Several patrons of fuel in various parts of the country have taken to social media to lament how they moved from one filling station to the other in search of fuel to no avail.
Patrons particularly say Ghana Oil Company Limited GOIL is the worst culprit as visits to various GOIL outlets showed fuel was not available.
Visits by MyNewsGh.com to confirm reports show fuel was ot available at GOIL University of Professional Studies Accra among other areas.
A patron, Vericaps Gadri took to social media to lament how he has visited more than 10 GOIL outlets to purchase Super (petrol) but was told they had no stock.
“For tomorrow and the records; about 10 outlets of GOIL I visited in Accra today did not have Super to sell even at their high selling price. Should this cause us to be wary (sic) and could we suffer some shortages in the coming days? What is our fate?” He posted on his Facebook page.
Reports say filling stations in other parts of the country are experiencing a shortage of both petrol and diesel with patrons having to drive from one station to the other in order to get fuel.
Filling stations along the Eastern Corridor road and some areas around there have been hard hit.
How IES foresaw the situation
The Institute of Energy Security (IES), two months ago indicated that the country could experience a fuel shortage in the coming days which appears to be materializing.
Speaking on the Point Blank segment of Eyewitness News on our sister media station Citi in March 2022, the Executive Director of IES, Nana Amoasi VII, said the shortage will be influenced by the depreciation of the cedi and the increase in oil prices on the international market.
“I regret to announce this bad news. I hope it doesn’t happen. What we have observed over the past few months within the downstream sector of the Petroleum industry is that the depreciation of the cedi and the international oil price rise is impacting negatively on their working capital.
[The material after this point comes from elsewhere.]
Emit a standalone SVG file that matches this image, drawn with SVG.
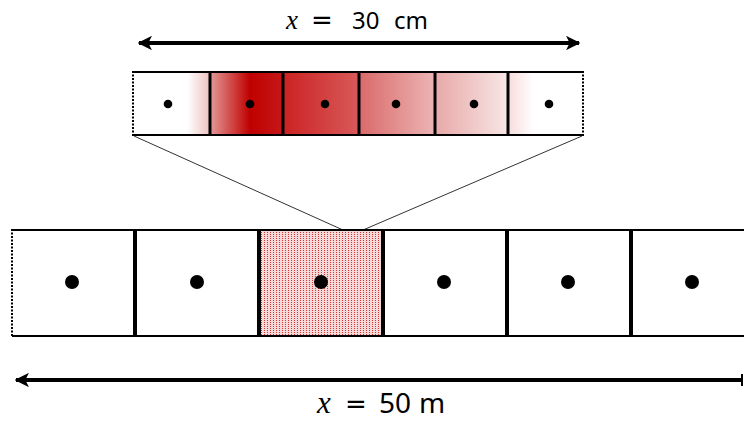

“Between the last few weeks, the cedi has depreciated from about GHS 7.00 to GHS 7.4 giving a clear 40 pesewas on their business. If we are bringing the same quantity of 600 metric tones today, you will need GHS 7.40. That will amount to about GHS 4, 440 and so 30,000 metric tonnes in the next window, you will need an equivalent of about GHS 7.2 million. A clear depletion of wiring capital.”
These factors, according to him, will lead to the importation of less fuel into the system.
“If the situation continues and it is sustained, we will see a fuel shortage,” he added.